In a detailed portrait of the kind of lives rarely given a media spotlight, Robin Poor Bear is an Oglala Sioux woman living on North Dakota's Spirit Lake Reservation. She's facing down incredible odds while fighting to further her education, find her voice and protect her children from the very same abuses she suffered as a child.
April 3, 2013

[Mature content, viewer discretion advised.]

Part One:

How do you go on?

Filmmaker David Sutherland explores that question tonight in Kind Hearted Woman, a two-part television event from Frontline and Independent Lens.

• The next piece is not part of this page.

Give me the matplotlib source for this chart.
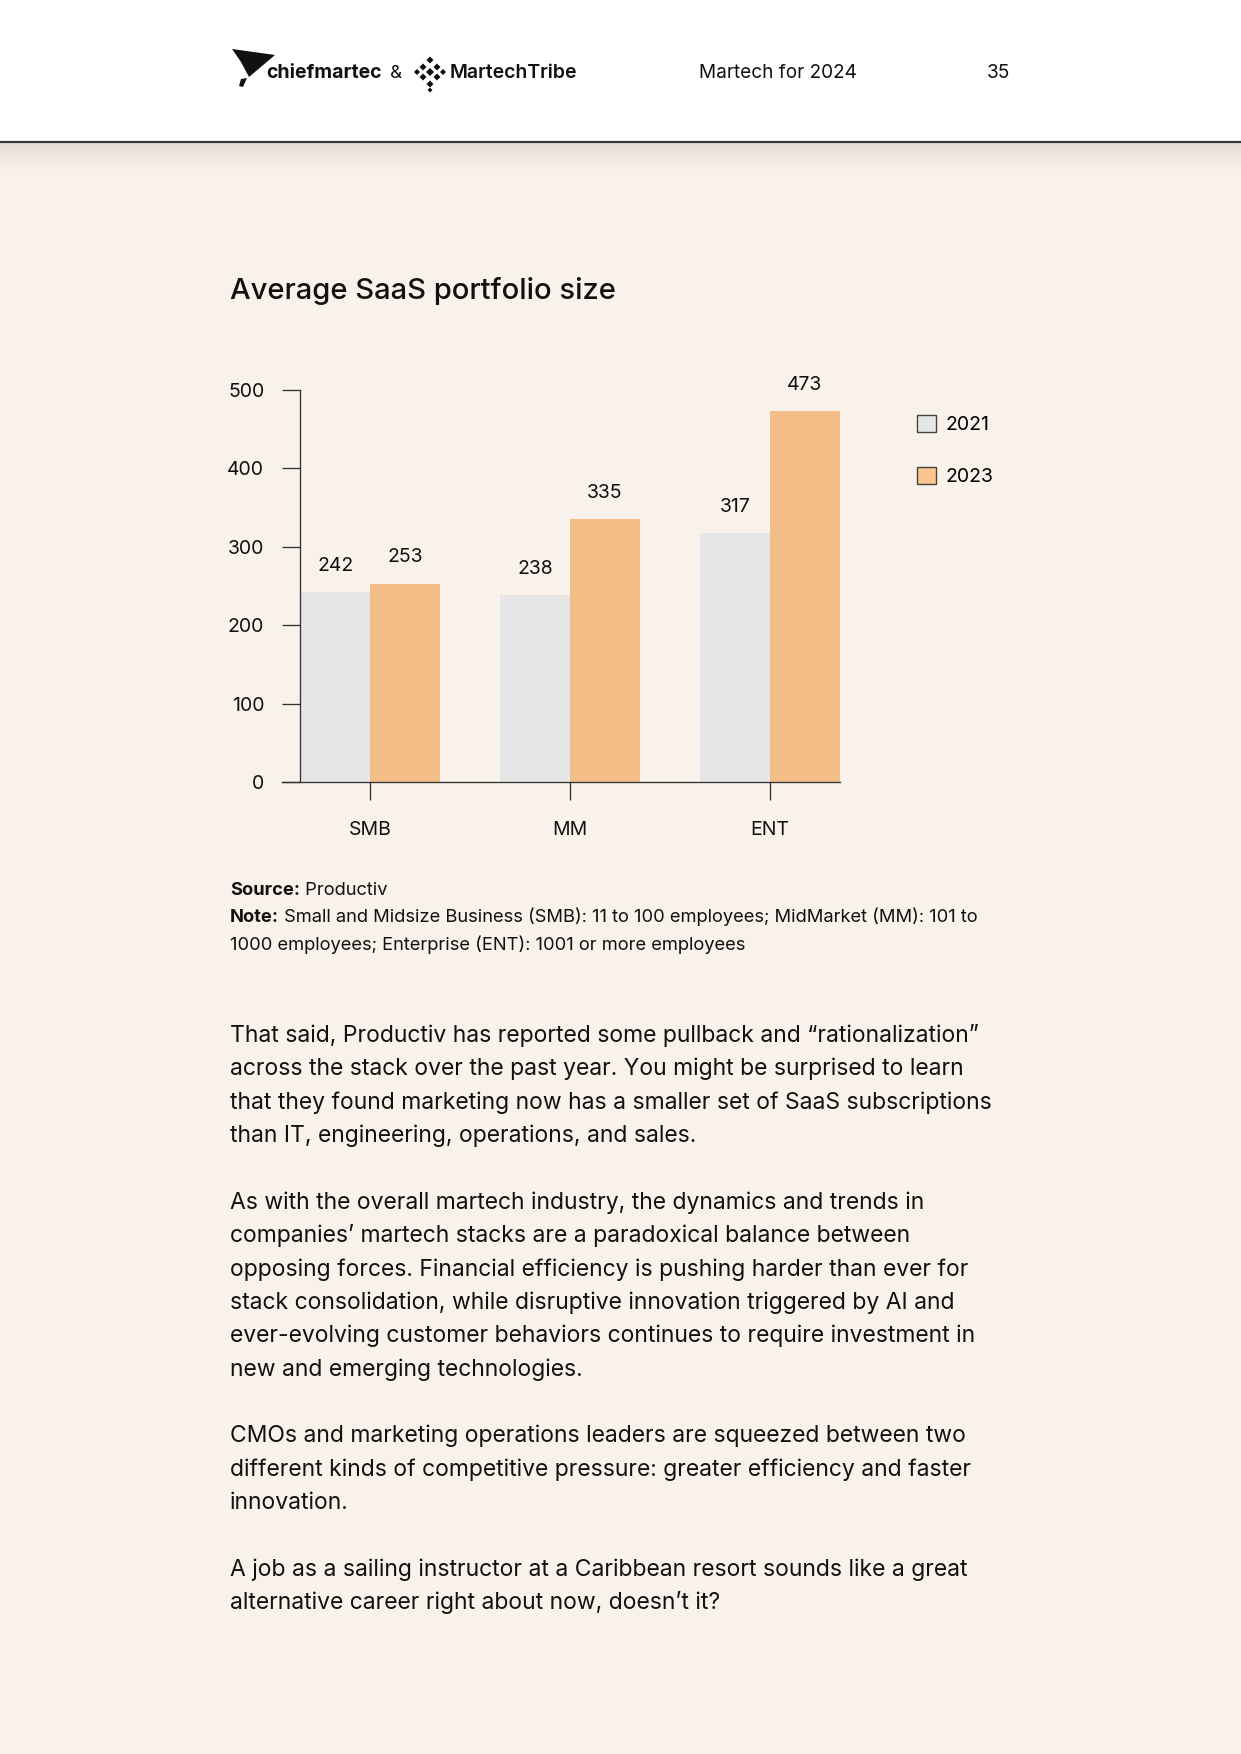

The five-hour film, aired in two parts on PBS April 1 and 2, focuses on Robin Charboneau, a member of the Oglala Sioux tribe in North Dakota. A single mother struggling to raise her two children on the Spirit Lake Nation reservation, Charboneau faces daunting odds living in a community plagued by poverty, alcoholism, domestic violence, sexual abuse, and a systemic unwillingness to address its own worst problems.

Charboneau’s path is made no easier by her own troubled childhood. From the age of 3 she was brutally assaulted by family members, then placed in a foster home at 13. Alcoholism, depression, and troubled relationships with abusive men, including her ex-husband, marked her young adulthood. The couple’s custody battles over their children -- daughter Darian, now 17, and son Anthony, 14 -- frame much of Sutherland’s story, which he began filming in 2008, following Charboneau as she fled the reservation and tried to establish an independent life for herself and her kids.